**Written task:** The lines from the top of the material below through the line containing "XAxis, YAxis, CartesianGrid" are to be printed exactly, with pictures omitted.

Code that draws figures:
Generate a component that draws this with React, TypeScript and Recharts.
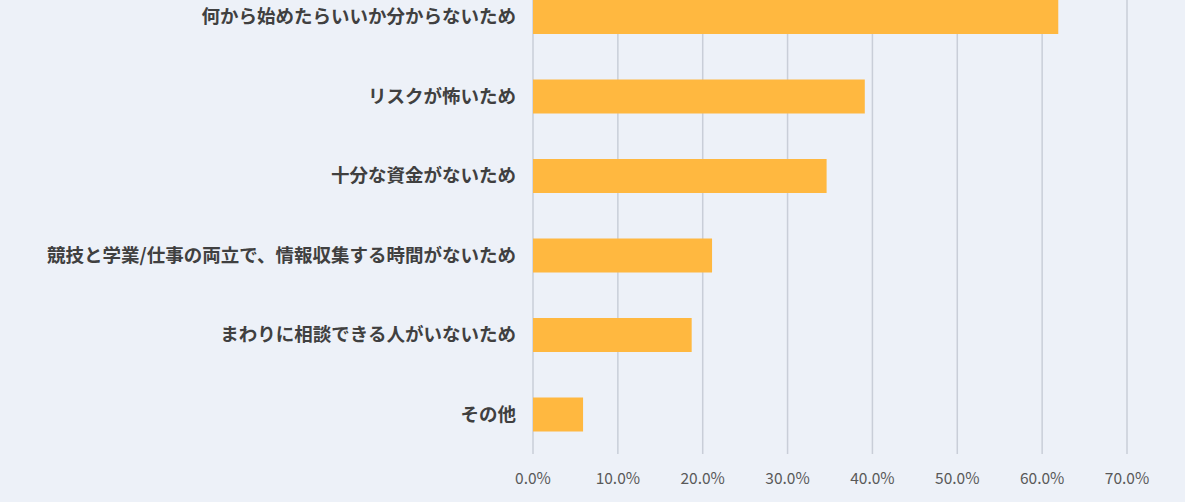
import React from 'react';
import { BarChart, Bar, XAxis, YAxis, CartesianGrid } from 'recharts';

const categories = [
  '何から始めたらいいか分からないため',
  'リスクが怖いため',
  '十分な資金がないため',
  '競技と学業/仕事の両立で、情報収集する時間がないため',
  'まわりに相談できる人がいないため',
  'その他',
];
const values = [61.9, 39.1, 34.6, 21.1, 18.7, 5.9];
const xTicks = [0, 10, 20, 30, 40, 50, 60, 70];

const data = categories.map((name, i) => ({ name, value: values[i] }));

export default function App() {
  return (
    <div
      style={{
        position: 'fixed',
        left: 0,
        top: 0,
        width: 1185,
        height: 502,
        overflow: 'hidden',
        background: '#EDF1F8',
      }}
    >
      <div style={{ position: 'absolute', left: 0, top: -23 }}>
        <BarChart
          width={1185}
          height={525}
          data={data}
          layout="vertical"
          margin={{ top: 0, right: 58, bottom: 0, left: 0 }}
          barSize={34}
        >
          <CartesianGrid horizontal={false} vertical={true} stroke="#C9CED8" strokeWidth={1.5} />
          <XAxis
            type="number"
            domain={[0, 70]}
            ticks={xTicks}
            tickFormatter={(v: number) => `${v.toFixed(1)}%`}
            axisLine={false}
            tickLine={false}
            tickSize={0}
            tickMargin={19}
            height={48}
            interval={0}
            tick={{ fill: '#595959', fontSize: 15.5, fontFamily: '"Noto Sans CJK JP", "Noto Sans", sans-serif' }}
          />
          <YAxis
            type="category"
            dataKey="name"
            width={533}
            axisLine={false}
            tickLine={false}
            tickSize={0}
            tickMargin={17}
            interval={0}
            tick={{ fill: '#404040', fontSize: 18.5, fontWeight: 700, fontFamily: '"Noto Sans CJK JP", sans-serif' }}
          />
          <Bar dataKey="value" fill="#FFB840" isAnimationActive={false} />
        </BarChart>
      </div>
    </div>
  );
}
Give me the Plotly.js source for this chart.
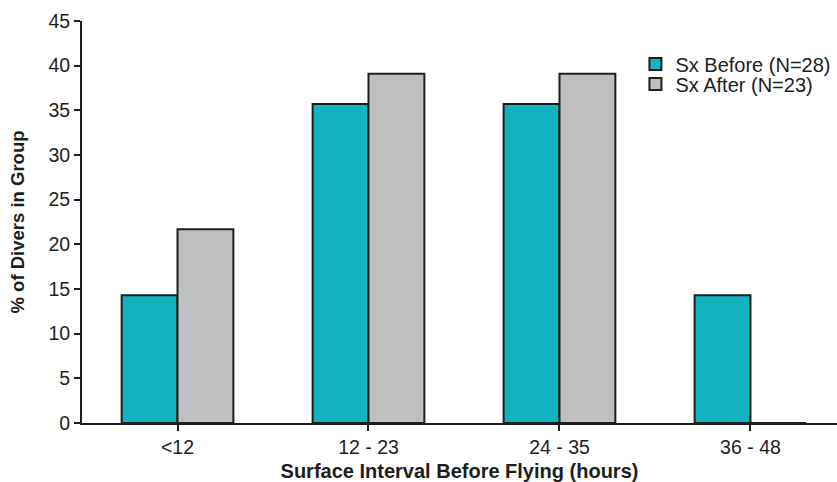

**Solution to the exercise:**
Generate a component that draws this with React, TypeScript and Recharts.
import React from 'react';
import { BarChart, Bar, XAxis, YAxis, CartesianGrid } from 'recharts';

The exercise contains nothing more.